PROBLEM TO WORK ON: Reproduce the listing below exactly, minus its pictures.
- - - -
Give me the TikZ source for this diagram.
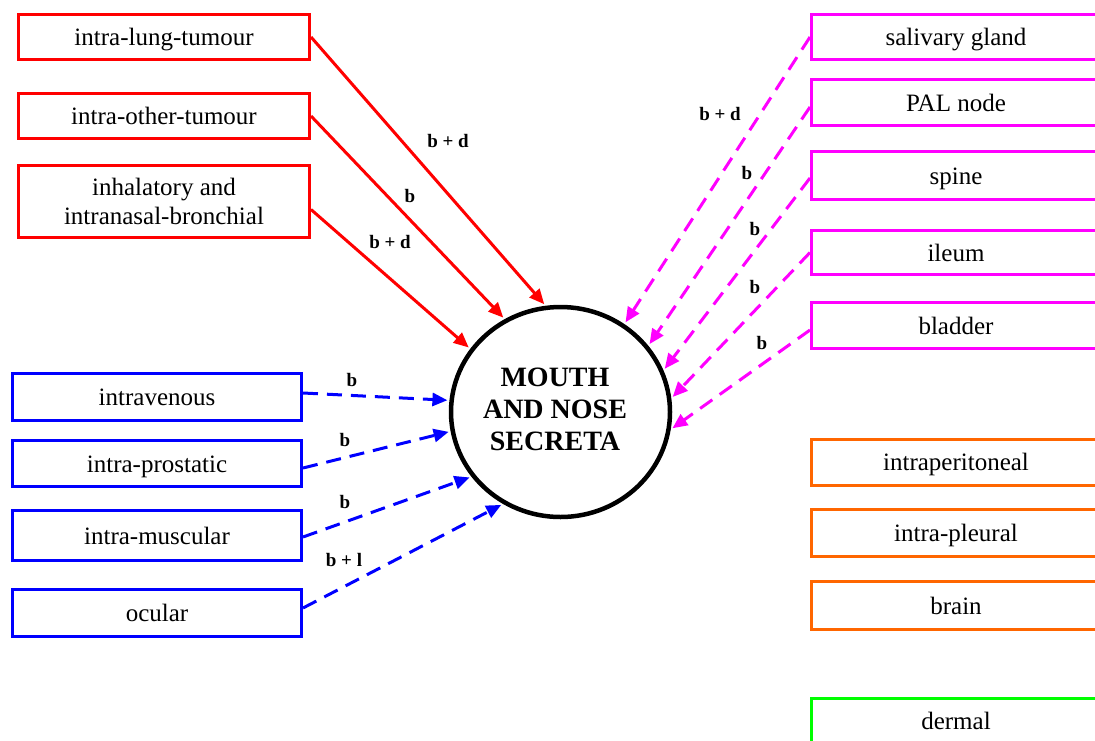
\documentclass[tikz,border=0pt]{standalone}
\usepackage{fontspec}
\setmainfont{Liberation Serif}
\usetikzlibrary{arrows.meta,shapes.geometric}
\definecolor{routeRed}{RGB}{255,0,0}
\definecolor{routeBlue}{RGB}{0,0,255}
\definecolor{routeMagenta}{RGB}{255,0,255}
\definecolor{routeOrange}{RGB}{255,102,0}
\definecolor{routeGreen}{RGB}{0,255,0}
\begin{document}
\begin{tikzpicture}[x=1pt,y=-1pt,
  box/.style={draw, line width=3pt, fill=white, inner sep=0pt,
    minimum width=289pt, minimum height=46pt, align=center,
    text height=17pt, text depth=0pt,
    font=\fontsize{25}{29}\selectfont},
  twoline/.style={text height=, text depth=},
  redbox/.style={box, draw=routeRed, minimum width=291pt, minimum height=45pt},
  bluebox/.style={box, draw=routeBlue},
  magbox/.style={box, draw=routeMagenta},
  orangebox/.style={box, draw=routeOrange},
  greenbox/.style={box, draw=routeGreen},
  hub/.style={ellipse, draw=black, line width=4.5pt, minimum width=219pt,
    minimum height=210pt, inner sep=0pt},
  hubtext/.style={align=center, inner sep=0pt,
    font=\fontsize{28}{32}\selectfont\bfseries},
  lbl/.style={inner sep=0pt, font=\fontsize{19}{19}\selectfont\bfseries},
  link/.style={line width=3pt, shorten >=2pt,
    -{Triangle[length=15pt,width=13pt]}},
  dlink/.style={link, dash pattern=on 15pt off 9pt},
]
\useasboundingbox (0,0) rectangle (1095,740);
\clip (0,0) rectangle (1095,740);

% central compartment
\node[hub] (hub) at (560.5,412) {};
\node[hubtext] (hubname) at (555,409) {MOUTH\\AND NOSE\\SECRETA};

% left column: solid red routes
\node[redbox] (lung) at (164,37) {intra-lung-tumour};
\node[redbox] (other) at (164,116) {intra-other-tumour};
\node[redbox, twoline, minimum height=72pt] (inh) at (164,201.5) {inhalatory and\\intranasal-bronchial};

% left column: dashed blue routes
\node[bluebox, minimum height=47pt] (iv) at (157,397) {intravenous};
\node[bluebox] (pros) at (157,463.5) {intra-prostatic};
\node[bluebox, minimum height=50pt] (musc) at (157,535.5) {intra-muscular};
\node[bluebox, minimum height=47pt] (ocul) at (157,612.5) {ocular};

% right column: magenta routes
\node[magbox, minimum height=45pt] (sal) at (956,37) {salivary gland};
\node[magbox] (pal) at (956,102.5) {PAL node};
\node[magbox, minimum height=48pt] (spine) at (956,175.5) {spine};
\node[magbox, minimum height=44pt] (ileum) at (956,252.5) {ileum};
\node[magbox] (blad) at (956,325.5) {bladder};

% right column: unconnected routes
\node[orangebox] (perit) at (956,462) {intraperitoneal};
\node[orangebox, minimum height=47pt] (pleur) at (956,533) {intra-pleural};
\node[orangebox, minimum height=48pt] (brain) at (956,605.5) {brain};
\node[greenbox] (dermal) at (956,721) {dermal};

% red connectors
\draw[link, routeRed] (lung.east) -- (hub.98.9);
\draw[link, routeRed] (other.east) -- (hub.121.8);
\draw[link, routeRed] ([yshift=-8pt]inh.east) -- (hub.145.5);
\node[lbl] (l1) at (448,141) {b + d};
\node[lbl] (l2) at (410,196) {b};
\node[lbl] (l3) at (390,242) {b + d};

% blue connectors
\draw[dlink, routeBlue] ([yshift=4pt]iv.east) -- (hub.174.6);
\draw[dlink, routeBlue] ([yshift=-4.5pt]pros.east) -- (hub.190.9);
\draw[dlink, routeBlue] ([yshift=-1.5pt]musc.east) -- (hub.216);
\draw[dlink, routeBlue] ([yshift=4.5pt]ocul.east) -- (hub.238.9);
\node[lbl] (l4) at (352,380) {b};
\node[lbl] (l5) at (345,440) {b};
\node[lbl] (l6) at (345,502) {b};
\node[lbl] (l7) at (344,560) {b + l};

% magenta connectors
\draw[dlink, routeMagenta] (sal.west) -- (hub.54.7);
\draw[dlink, routeMagenta] ([yshift=-4.5pt]pal.west) -- (hub.37.9);
\draw[dlink, routeMagenta] ([yshift=-2.5pt]spine.west) -- (hub.22.8);
\draw[dlink, routeMagenta] (ileum.west) -- (hub.7.4);
\draw[dlink, routeMagenta] ([yshift=-4.5pt]blad.west) -- (hub.-9.9);
\node[lbl] (l8) at (720,114) {b + d};
\node[lbl] (l9) at (747,173) {b};
\node[lbl] (l10) at (755,229) {b};
\node[lbl] (l11) at (755,287) {b};
\node[lbl] (l12) at (762,343) {b};
\end{tikzpicture}
\end{document}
- - - -
RESPONSE TO THIS EXERCISE:
Give me the TikZ source for this diagram.
\documentclass[tikz,border=0pt]{standalone}
\usepackage{fontspec}
\setmainfont{Liberation Serif}
\usetikzlibrary{arrows.meta,shapes.geometric}
\definecolor{routeRed}{RGB}{255,0,0}
\definecolor{routeBlue}{RGB}{0,0,255}
\definecolor{routeMagenta}{RGB}{255,0,255}
\definecolor{routeOrange}{RGB}{255,102,0}
\definecolor{routeGreen}{RGB}{0,255,0}
\begin{document}
\begin{tikzpicture}[x=1pt,y=-1pt,
  box/.style={draw, line width=3pt, fill=white, inner sep=0pt,
    minimum width=289pt, minimum height=46pt, align=center,
    text height=17pt, text depth=0pt,
    font=\fontsize{25}{29}\selectfont},
  twoline/.style={text height=, text depth=},
  redbox/.style={box, draw=routeRed, minimum width=291pt, minimum height=45pt},
  bluebox/.style={box, draw=routeBlue},
  magbox/.style={box, draw=routeMagenta},
  orangebox/.style={box, draw=routeOrange},
  greenbox/.style={box, draw=routeGreen},
  hub/.style={ellipse, draw=black, line width=4.5pt, minimum width=219pt,
    minimum height=210pt, inner sep=0pt},
  hubtext/.style={align=center, inner sep=0pt,
    font=\fontsize{28}{32}\selectfont\bfseries},
  lbl/.style={inner sep=0pt, font=\fontsize{19}{19}\selectfont\bfseries},
  link/.style={line width=3pt, shorten >=2pt,
    -{Triangle[length=15pt,width=13pt]}},
  dlink/.style={link, dash pattern=on 15pt off 9pt},
]
\useasboundingbox (0,0) rectangle (1095,740);
\clip (0,0) rectangle (1095,740);

% central compartment
\node[hub] (hub) at (560.5,412) {};
\node[hubtext] (hubname) at (555,409) {MOUTH\\AND NOSE\\SECRETA};

% left column: solid red routes
\node[redbox] (lung) at (164,37) {intra-lung-tumour};
\node[redbox] (other) at (164,116) {intra-other-tumour};
\node[redbox, twoline, minimum height=72pt] (inh) at (164,201.5) {inhalatory and\\intranasal-bronchial};

% left column: dashed blue routes
\node[bluebox, minimum height=47pt] (iv) at (157,397) {intravenous};
\node[bluebox] (pros) at (157,463.5) {intra-prostatic};
\node[bluebox, minimum height=50pt] (musc) at (157,535.5) {intra-muscular};
\node[bluebox, minimum height=47pt] (ocul) at (157,612.5) {ocular};

% right column: magenta routes
\node[magbox, minimum height=45pt] (sal) at (956,37) {salivary gland};
\node[magbox] (pal) at (956,102.5) {PAL node};
\node[magbox, minimum height=48pt] (spine) at (956,175.5) {spine};
\node[magbox, minimum height=44pt] (ileum) at (956,252.5) {ileum};
\node[magbox] (blad) at (956,325.5) {bladder};

% right column: unconnected routes
\node[orangebox] (perit) at (956,462) {intraperitoneal};
\node[orangebox, minimum height=47pt] (pleur) at (956,533) {intra-pleural};
\node[orangebox, minimum height=48pt] (brain) at (956,605.5) {brain};
\node[greenbox] (dermal) at (956,721) {dermal};

% red connectors
\draw[link, routeRed] (lung.east) -- (hub.98.9);
\draw[link, routeRed] (other.east) -- (hub.121.8);
\draw[link, routeRed] ([yshift=-8pt]inh.east) -- (hub.145.5);
\node[lbl] (l1) at (448,141) {b + d};
\node[lbl] (l2) at (410,196) {b};
\node[lbl] (l3) at (390,242) {b + d};

% blue connectors
\draw[dlink, routeBlue] ([yshift=4pt]iv.east) -- (hub.174.6);
\draw[dlink, routeBlue] ([yshift=-4.5pt]pros.east) -- (hub.190.9);
\draw[dlink, routeBlue] ([yshift=-1.5pt]musc.east) -- (hub.216);
\draw[dlink, routeBlue] ([yshift=4.5pt]ocul.east) -- (hub.238.9);
\node[lbl] (l4) at (352,380) {b};
\node[lbl] (l5) at (345,440) {b};
\node[lbl] (l6) at (345,502) {b};
\node[lbl] (l7) at (344,560) {b + l};

% magenta connectors
\draw[dlink, routeMagenta] (sal.west) -- (hub.54.7);
\draw[dlink, routeMagenta] ([yshift=-4.5pt]pal.west) -- (hub.37.9);
\draw[dlink, routeMagenta] ([yshift=-2.5pt]spine.west) -- (hub.22.8);
\draw[dlink, routeMagenta] (ileum.west) -- (hub.7.4);
\draw[dlink, routeMagenta] ([yshift=-4.5pt]blad.west) -- (hub.-9.9);
\node[lbl] (l8) at (720,114) {b + d};
\node[lbl] (l9) at (747,173) {b};
\node[lbl] (l10) at (755,229) {b};
\node[lbl] (l11) at (755,287) {b};
\node[lbl] (l12) at (762,343) {b};
\end{tikzpicture}
\end{document}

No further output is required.